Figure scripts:
================================

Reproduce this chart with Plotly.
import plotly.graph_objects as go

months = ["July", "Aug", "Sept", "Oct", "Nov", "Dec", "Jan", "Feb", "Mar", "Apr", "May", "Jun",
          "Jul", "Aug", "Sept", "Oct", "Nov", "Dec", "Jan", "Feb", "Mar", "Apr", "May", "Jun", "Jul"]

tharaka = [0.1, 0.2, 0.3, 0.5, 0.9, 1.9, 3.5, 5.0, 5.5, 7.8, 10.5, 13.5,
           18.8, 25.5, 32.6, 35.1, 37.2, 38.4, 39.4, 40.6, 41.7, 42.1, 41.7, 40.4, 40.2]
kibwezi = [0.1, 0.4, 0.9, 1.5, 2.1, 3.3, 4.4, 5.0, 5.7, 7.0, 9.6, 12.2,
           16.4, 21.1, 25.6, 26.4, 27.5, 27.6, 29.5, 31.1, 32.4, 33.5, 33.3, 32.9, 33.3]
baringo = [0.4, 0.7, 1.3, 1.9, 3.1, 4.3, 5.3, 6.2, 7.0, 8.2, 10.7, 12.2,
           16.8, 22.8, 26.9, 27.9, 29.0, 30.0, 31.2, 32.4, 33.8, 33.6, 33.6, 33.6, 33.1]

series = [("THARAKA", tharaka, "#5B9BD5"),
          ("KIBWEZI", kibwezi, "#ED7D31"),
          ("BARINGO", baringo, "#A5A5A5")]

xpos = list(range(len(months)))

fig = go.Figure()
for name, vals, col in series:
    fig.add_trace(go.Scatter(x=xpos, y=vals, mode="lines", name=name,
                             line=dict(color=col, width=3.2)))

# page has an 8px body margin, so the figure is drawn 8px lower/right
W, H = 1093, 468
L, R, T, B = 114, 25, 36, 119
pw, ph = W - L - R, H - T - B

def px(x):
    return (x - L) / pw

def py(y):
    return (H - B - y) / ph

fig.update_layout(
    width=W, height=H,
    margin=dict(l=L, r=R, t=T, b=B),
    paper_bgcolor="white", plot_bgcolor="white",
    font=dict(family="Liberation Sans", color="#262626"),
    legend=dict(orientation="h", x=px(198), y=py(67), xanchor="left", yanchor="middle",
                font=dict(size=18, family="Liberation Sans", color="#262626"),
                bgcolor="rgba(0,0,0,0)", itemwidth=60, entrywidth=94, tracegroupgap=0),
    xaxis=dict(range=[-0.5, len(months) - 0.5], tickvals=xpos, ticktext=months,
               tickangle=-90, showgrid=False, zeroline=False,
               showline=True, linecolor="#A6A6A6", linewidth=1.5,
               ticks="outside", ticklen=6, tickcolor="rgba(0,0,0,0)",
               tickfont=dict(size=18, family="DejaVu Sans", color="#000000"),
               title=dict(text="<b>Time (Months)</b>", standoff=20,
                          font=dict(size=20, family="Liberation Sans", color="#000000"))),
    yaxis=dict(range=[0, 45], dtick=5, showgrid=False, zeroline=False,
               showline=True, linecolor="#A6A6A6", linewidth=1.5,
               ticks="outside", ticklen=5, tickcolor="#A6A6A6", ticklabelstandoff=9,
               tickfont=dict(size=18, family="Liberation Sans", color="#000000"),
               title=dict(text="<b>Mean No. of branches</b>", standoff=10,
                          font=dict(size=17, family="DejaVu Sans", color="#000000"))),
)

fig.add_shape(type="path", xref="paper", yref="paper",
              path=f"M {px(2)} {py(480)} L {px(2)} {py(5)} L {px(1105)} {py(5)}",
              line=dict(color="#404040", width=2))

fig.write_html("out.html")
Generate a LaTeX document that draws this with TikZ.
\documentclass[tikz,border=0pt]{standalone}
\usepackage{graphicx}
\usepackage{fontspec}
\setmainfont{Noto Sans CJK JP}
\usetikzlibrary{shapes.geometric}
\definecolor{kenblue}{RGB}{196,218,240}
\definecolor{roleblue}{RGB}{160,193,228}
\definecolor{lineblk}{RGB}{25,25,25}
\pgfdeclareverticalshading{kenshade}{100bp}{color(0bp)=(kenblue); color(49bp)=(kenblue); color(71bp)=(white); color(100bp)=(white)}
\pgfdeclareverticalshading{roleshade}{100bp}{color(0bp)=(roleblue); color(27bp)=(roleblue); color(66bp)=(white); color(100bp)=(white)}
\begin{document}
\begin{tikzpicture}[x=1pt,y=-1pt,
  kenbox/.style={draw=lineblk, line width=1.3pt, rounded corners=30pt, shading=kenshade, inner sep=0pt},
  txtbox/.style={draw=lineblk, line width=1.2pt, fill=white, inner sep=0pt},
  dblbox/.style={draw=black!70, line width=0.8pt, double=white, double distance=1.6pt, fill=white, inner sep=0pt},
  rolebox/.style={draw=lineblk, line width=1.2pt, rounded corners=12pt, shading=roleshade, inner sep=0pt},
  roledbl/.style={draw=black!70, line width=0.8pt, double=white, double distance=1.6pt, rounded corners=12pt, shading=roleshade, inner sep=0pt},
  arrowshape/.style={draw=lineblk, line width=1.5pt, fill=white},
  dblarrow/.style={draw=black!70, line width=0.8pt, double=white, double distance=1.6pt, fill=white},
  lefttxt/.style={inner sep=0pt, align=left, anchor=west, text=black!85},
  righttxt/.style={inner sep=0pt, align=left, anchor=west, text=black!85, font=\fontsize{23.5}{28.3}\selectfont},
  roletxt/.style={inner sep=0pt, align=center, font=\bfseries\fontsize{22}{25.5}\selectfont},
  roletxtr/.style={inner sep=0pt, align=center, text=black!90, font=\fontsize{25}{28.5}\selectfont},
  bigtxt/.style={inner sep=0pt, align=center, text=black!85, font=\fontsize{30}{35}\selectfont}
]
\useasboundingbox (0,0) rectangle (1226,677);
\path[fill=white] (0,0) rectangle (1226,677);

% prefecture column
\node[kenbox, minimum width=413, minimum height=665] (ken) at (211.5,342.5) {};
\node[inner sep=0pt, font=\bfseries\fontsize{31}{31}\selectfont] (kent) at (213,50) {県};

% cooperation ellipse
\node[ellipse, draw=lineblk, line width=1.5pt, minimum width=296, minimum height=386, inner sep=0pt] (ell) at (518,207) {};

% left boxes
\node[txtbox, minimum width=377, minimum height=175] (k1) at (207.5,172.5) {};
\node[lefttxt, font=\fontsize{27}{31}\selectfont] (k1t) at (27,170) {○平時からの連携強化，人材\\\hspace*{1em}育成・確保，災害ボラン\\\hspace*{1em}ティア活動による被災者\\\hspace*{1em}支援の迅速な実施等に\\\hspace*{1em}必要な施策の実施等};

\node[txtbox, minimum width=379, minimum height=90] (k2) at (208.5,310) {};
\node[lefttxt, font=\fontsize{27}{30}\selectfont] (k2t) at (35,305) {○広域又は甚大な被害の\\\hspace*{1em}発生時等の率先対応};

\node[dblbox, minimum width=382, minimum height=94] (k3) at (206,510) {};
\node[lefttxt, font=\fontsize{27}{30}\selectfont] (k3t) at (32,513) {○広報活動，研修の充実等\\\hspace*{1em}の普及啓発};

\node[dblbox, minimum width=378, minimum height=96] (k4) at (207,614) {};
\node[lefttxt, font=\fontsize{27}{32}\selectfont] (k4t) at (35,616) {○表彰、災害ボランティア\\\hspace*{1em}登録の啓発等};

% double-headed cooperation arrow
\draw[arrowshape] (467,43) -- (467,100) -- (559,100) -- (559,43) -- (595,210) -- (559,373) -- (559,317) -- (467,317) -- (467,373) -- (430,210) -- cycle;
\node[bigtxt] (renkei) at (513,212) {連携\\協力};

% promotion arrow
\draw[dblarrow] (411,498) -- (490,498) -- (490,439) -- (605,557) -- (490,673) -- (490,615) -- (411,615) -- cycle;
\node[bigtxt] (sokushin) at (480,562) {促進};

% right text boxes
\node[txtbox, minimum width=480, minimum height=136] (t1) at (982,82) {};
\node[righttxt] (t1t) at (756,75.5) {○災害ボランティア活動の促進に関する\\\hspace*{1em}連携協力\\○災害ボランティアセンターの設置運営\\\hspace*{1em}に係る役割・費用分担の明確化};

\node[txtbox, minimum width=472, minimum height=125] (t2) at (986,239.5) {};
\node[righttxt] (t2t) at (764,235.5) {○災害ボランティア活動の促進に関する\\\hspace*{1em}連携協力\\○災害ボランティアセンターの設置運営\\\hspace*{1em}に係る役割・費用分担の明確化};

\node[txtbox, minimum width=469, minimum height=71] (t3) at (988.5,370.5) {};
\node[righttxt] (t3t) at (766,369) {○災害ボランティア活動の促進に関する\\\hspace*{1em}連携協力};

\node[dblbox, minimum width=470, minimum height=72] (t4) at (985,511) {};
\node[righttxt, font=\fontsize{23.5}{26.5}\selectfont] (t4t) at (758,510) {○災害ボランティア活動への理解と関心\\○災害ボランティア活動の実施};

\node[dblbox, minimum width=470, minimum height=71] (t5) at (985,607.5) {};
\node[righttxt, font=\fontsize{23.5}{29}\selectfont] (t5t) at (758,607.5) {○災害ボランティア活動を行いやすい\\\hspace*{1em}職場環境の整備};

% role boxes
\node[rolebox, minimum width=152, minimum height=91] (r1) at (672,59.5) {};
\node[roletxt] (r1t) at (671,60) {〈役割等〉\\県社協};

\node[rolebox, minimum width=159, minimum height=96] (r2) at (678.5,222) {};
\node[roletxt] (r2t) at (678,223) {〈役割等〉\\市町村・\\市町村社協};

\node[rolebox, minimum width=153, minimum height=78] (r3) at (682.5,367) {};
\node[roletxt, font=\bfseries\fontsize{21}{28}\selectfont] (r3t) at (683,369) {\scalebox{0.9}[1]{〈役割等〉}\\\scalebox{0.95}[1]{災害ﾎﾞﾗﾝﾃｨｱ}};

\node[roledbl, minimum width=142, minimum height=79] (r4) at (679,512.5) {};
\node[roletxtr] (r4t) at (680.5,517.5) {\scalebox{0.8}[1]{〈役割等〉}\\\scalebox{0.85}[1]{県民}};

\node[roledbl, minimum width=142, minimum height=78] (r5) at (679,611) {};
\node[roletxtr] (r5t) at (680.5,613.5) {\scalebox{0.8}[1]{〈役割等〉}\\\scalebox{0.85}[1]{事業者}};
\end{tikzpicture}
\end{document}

================================

Print only the lines that run from the start of the listing to the line bearing "line=dict(color=col, width=3.2)))"; please keep the first line and that last one, exactly as they appear.

● **The response**
Reproduce this chart with Plotly.
import plotly.graph_objects as go

months = ["July", "Aug", "Sept", "Oct", "Nov", "Dec", "Jan", "Feb", "Mar", "Apr", "May", "Jun",
          "Jul", "Aug", "Sept", "Oct", "Nov", "Dec", "Jan", "Feb", "Mar", "Apr", "May", "Jun", "Jul"]

tharaka = [0.1, 0.2, 0.3, 0.5, 0.9, 1.9, 3.5, 5.0, 5.5, 7.8, 10.5, 13.5,
           18.8, 25.5, 32.6, 35.1, 37.2, 38.4, 39.4, 40.6, 41.7, 42.1, 41.7, 40.4, 40.2]
kibwezi = [0.1, 0.4, 0.9, 1.5, 2.1, 3.3, 4.4, 5.0, 5.7, 7.0, 9.6, 12.2,
           16.4, 21.1, 25.6, 26.4, 27.5, 27.6, 29.5, 31.1, 32.4, 33.5, 33.3, 32.9, 33.3]
baringo = [0.4, 0.7, 1.3, 1.9, 3.1, 4.3, 5.3, 6.2, 7.0, 8.2, 10.7, 12.2,
           16.8, 22.8, 26.9, 27.9, 29.0, 30.0, 31.2, 32.4, 33.8, 33.6, 33.6, 33.6, 33.1]

series = [("THARAKA", tharaka, "#5B9BD5"),
          ("KIBWEZI", kibwezi, "#ED7D31"),
          ("BARINGO", baringo, "#A5A5A5")]

xpos = list(range(len(months)))

fig = go.Figure()
for name, vals, col in series:
    fig.add_trace(go.Scatter(x=xpos, y=vals, mode="lines", name=name,
                             line=dict(color=col, width=3.2)))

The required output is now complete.